Back to the drawing board!

 

[jonescg]

Just do what Ultramotive did with their Carbon motor. Claim amazing power to weight, and only casually mention in passing the requisite 15 kg worth of induction coils... :lol:

Love the idea though. Perhaps running lower voltages at higher currents will help? Aim for at least two turns

Edit - I'm from the department of redundancy department...

 

[Farfle]

The problem is that that particular design benefits greatly from being solid-slot. great enough to make it worth it, but it qouckly fades if you go back to normal winding wire and multiple turns :?

 

[jonescg]

I'm sure there's still a way of getting two turns worth of copper bar in there and welding it up all the same. Load it like a twin-row revolver and weld up the ends?

 

[Farfle]

Bugger. Emetor flat refuses to simulate any of my lower-pole count ideas. After doing some research, I have come up fruitless on any equations relating magnet coverage to optimal BEMF shape. .

 

[Farfle]

looking at most high performance permanant magnet motors, I am seeing some common trends. TONS of stator teeth, and lowish pole counts. Sometimes solid slot windings, and sometimes standard round windings. .


UQM motor, wtf, look at all those little teeth:

http://chipyates.com/yahoo_site_admin/assets/images/Chip_6.127224154_std.JPG

remy motor:

http://www.blogcdn.com/green.autoblog.com/media/2010/02/remy-motor.jpg

Chevy spark EV motor, lots of teeth, only 10 magnets (kinda):

http://static.progressivemediagroup.com/uploads/imagelibrary/ChevySparkEVElectricMotor03.jpg

http://www.hybridcars.com/wp-content/uploads/2013/04/Chevy_Spark_EV_Motor_2-668.jpg

 

[Miles]

After doing some research, I have come up fruitless on any equations relating magnet coverage to optimal BEMF shape. .

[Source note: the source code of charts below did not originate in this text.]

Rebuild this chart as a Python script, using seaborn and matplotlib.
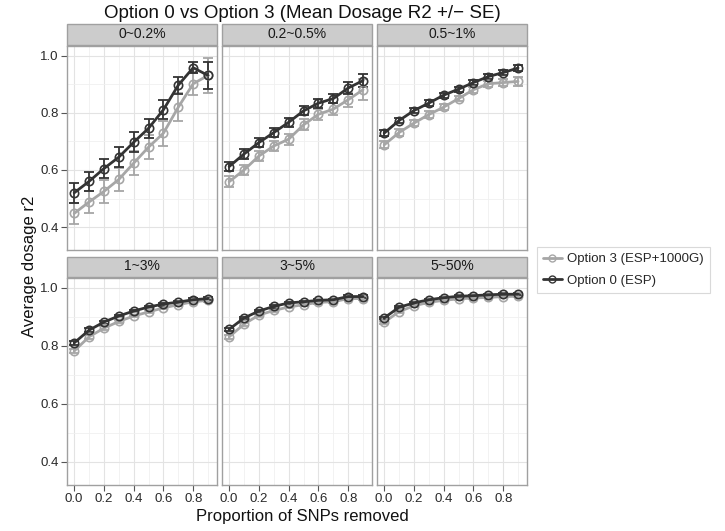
import matplotlib
matplotlib.use("Agg")
import matplotlib.pyplot as plt
from matplotlib.lines import Line2D
from matplotlib.patches import Rectangle
import numpy as np
import pandas as pd
import seaborn as sns

# x positions (proportion of SNPs removed)
x_vals = [0.0, 0.1, 0.2, 0.3, 0.4, 0.5, 0.6, 0.7, 0.8, 0.9]
panels = ["0~0.2%", "0.2~0.5%", "0.5~1%", "1~3%", "3~5%", "5~50%"]
options = ["Option 3 (ESP+1000G)", "Option 0 (ESP)"]

# mean dosage r2, one row per panel
opt0_mean = [
    [0.520, 0.560, 0.605, 0.645, 0.697, 0.746, 0.811, 0.897, 0.958, 0.931],
    [0.612, 0.656, 0.696, 0.731, 0.767, 0.807, 0.834, 0.850, 0.887, 0.913],
    [0.729, 0.773, 0.808, 0.834, 0.862, 0.883, 0.906, 0.927, 0.941, 0.957],
    [0.810, 0.854, 0.882, 0.903, 0.920, 0.934, 0.944, 0.951, 0.959, 0.963],
    [0.857, 0.896, 0.920, 0.936, 0.948, 0.952, 0.957, 0.959, 0.970, 0.970],
    [0.896, 0.933, 0.948, 0.959, 0.966, 0.971, 0.973, 0.976, 0.978, 0.978],
]
opt3_mean = [
    [0.448, 0.488, 0.525, 0.567, 0.624, 0.680, 0.729, 0.820, 0.902, 0.931],
    [0.559, 0.600, 0.649, 0.684, 0.708, 0.758, 0.795, 0.813, 0.846, 0.881],
    [0.688, 0.731, 0.764, 0.794, 0.820, 0.850, 0.881, 0.902, 0.906, 0.910],
    [0.782, 0.831, 0.861, 0.884, 0.903, 0.917, 0.931, 0.942, 0.952, 0.957],
    [0.831, 0.875, 0.906, 0.922, 0.934, 0.942, 0.950, 0.952, 0.963, 0.963],
    [0.881, 0.918, 0.938, 0.950, 0.957, 0.962, 0.965, 0.967, 0.970, 0.971],
]
# standard errors
opt0_se = [
    [0.034, 0.034, 0.034, 0.034, 0.035, 0.034, 0.034, 0.030, 0.020, 0.047],
    [0.017, 0.017, 0.016, 0.016, 0.016, 0.016, 0.016, 0.017, 0.020, 0.024],
    [0.011, 0.010, 0.010, 0.010, 0.009, 0.009, 0.009, 0.009, 0.009, 0.010],
    [0.006, 0.006, 0.005, 0.005, 0.005, 0.005, 0.005, 0.005, 0.005, 0.005],
    [0.006, 0.005, 0.005, 0.004, 0.004, 0.004, 0.004, 0.004, 0.004, 0.004],
    [0.004, 0.004, 0.004, 0.003, 0.003, 0.003, 0.003, 0.003, 0.003, 0.003],
]
opt3_se = [
    [0.038, 0.039, 0.039, 0.040, 0.042, 0.042, 0.044, 0.048, 0.038, 0.060],
    [0.019, 0.019, 0.019, 0.019, 0.019, 0.019, 0.020, 0.022, 0.025, 0.036],
    [0.012, 0.011, 0.011, 0.011, 0.010, 0.010, 0.010, 0.010, 0.011, 0.015],
    [0.007, 0.006, 0.006, 0.005, 0.005, 0.005, 0.005, 0.005, 0.005, 0.005],
    [0.006, 0.005, 0.005, 0.005, 0.004, 0.004, 0.004, 0.004, 0.004, 0.004],
    [0.005, 0.004, 0.004, 0.004, 0.003, 0.003, 0.003, 0.003, 0.003, 0.003],
]

COLORS = {options[0]: "#a6a6a6", options[1]: "#333333"}

rows = []
for i, panel in enumerate(panels):
    for opt, means, ses in [(options[0], opt3_mean, opt3_se), (options[1], opt0_mean, opt0_se)]:
        for x, m, s in zip(x_vals, means[i], ses[i]):
            rows.append({"panel": panel, "option": opt, "x": x, "mean": m, "se": s})
df = pd.DataFrame(rows)

sns.set_theme(style="white")
plt.rcParams["font.family"] = ["Liberation Sans", "DejaVu Sans"]


def draw(data, color=None, label=None, **kws):
    ax = plt.gca()
    sns.lineplot(data=data, x="x", y="mean", color=color, lw=2.0, ax=ax,
                 marker="o", markersize=6, markerfacecolor="none",
                 markeredgecolor=color, markeredgewidth=1.2, errorbar=None,
                 legend=False, zorder=3)
    ax.errorbar(data["x"], data["mean"], yerr=data["se"], fmt="none",
                ecolor=color, elinewidth=1.3, capsize=3.5, capthick=1.3, zorder=2)


g = sns.FacetGrid(df, col="panel", col_wrap=3, col_order=panels,
                  hue="option", hue_order=options, palette=COLORS,
                  height=2.0, aspect=1.0, sharex=True, sharey=True)
g.map_dataframe(draw)

fig = g.figure
fig.set_size_inches(7.25, 5.31)
fig.set_dpi(100)

W, H = 725.0, 531.0
col_left = [67, 222, 377]
panel_w = 150
row_box = [(46, 250), (278, 485)]

for i, ax in enumerate(g.axes.flat):
    r, c = divmod(i, 3)
    top, bot = row_box[r]
    ax.set_position([col_left[c] / W, 1 - bot / H, panel_w / W, (bot - top) / H])
    ax.set_xlim(-0.048, 0.96)
    ax.set_ylim(0.32, 1.034)
    ax.set_xticks([0.0, 0.2, 0.4, 0.6, 0.8])
    ax.set_xticks([0.1, 0.3, 0.5, 0.7, 0.9], minor=True)
    ax.set_yticks([0.4, 0.6, 0.8, 1.0])
    ax.set_yticks([0.5, 0.7, 0.9], minor=True)
    ax.grid(True, which="major", color="#e3e3e3", lw=0.8)
    ax.grid(True, which="minor", color="#f0f0f0", lw=0.6)
    ax.set_axisbelow(True)
    ax.set_title("")
    ax.set_xlabel("")
    ax.set_ylabel("")
    for sp in ax.spines.values():
        sp.set_visible(True)
        sp.set_color("#a0a0a0")
        sp.set_linewidth(1.0)
    ax.tick_params(which="minor", length=0)
    ax.tick_params(axis="both", which="major", length=4, width=0.8,
                   color="#555555", labelsize=9.5, labelcolor="#2a2a2a", pad=2)
    ax.tick_params(axis="x", bottom=(r == 1), labelbottom=(r == 1))
    ax.tick_params(axis="y", left=(c == 0), labelleft=(c == 0))
    ax.set_xticklabels(["0.0", "0.2", "0.4", "0.6", "0.8"])
    ax.set_yticklabels(["0.4", "0.6", "0.8", "1.0"])

    # ggplot-style strip
    strip_h = 20.0 / (bot - top)
    gap = 1.5 / (bot - top)
    ax.add_patch(Rectangle((0, 1 + gap), 1, strip_h, transform=ax.transAxes,
                           facecolor="#cccccc", edgecolor="#a0a0a0", lw=1.0,
                           clip_on=False))
    ax.text(0.5, 1 + gap + strip_h / 2, panels[i], transform=ax.transAxes,
            ha="center", va="center", fontsize=10, color="#1a1a1a")

fig.text(302 / W, 1 - 13 / H, "Option 0 vs Option 3 (Mean Dosage R2 +/\u2212 SE)",
         ha="center", va="center", fontsize=13.5, color="#111111")
fig.text(302 / W, 1 - 516 / H, "Proportion of SNPs removed",
         ha="center", va="center", fontsize=12, color="#111111")
fig.text(30 / W, 1 - 266 / H, "Average dosage r2", rotation=90,
         ha="center", va="center", fontsize=12, color="#111111")

handles = [Line2D([0], [0], color=COLORS[o], lw=2.0, marker="o", markersize=5,
                  markerfacecolor="none", markeredgecolor=COLORS[o]) for o in options]
leg = fig.legend(handles, options, loc="center left",
                 bbox_to_anchor=(530 / W, 1 - 270 / H), frameon=True,
                 fontsize=9.5, handlelength=1.4, handletextpad=0.4,
                 borderpad=0.5, labelspacing=0.7, fancybox=False)
leg.get_frame().set_edgecolor("#d0d0d0")
leg.get_frame().set_linewidth(0.8)

fig.savefig("out.png", dpi=100)
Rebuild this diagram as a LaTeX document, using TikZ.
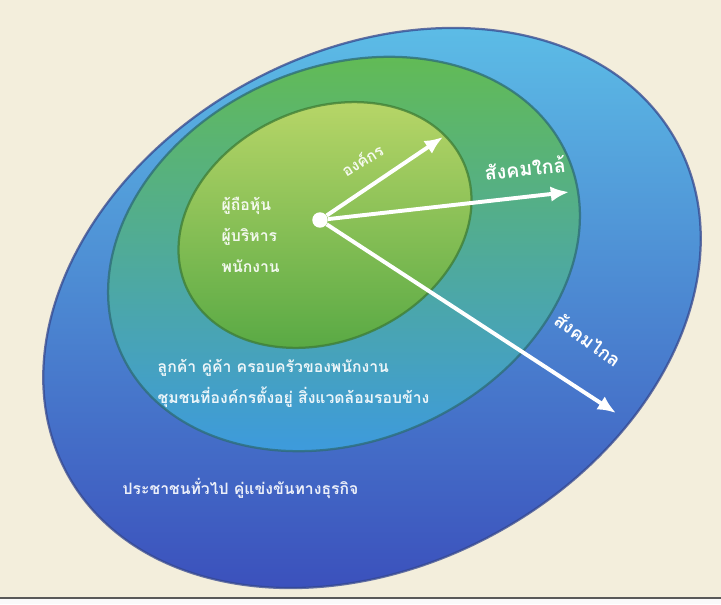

Nothing I found was of any use, either. You just have to keep iterating... Did you try values between 125 and 130 degrees?

 

[Farfle]

After doing some research, I have come up fruitless on any equations relating magnet coverage to optimal BEMF shape. .

Nothing I found was of any use, either. You just have to keep iterating... Did you try values between 125 and 130 degrees?

problem is, it wont simulate it. sits there, and gives me the "this configuration has too few symmetries, run it in pro" speech. And when I run it with the non-linear test (have 17 credits left) it just sits there for 10+ mins beforegiving a vague "simulation has failed" error. Thankfully it is not charging me.

 

[Farfle]

I wonder if scaling it down would at least get me in the ballpark with magnet coverage for a given stator configuration, and then I can refine the flux densities in FEMM.

Anywho, its 2:00am here. Time to sleep on it a little bit.

 

[Miles]

The other thing I found was that the width of the tooth stem is quite a critical factor.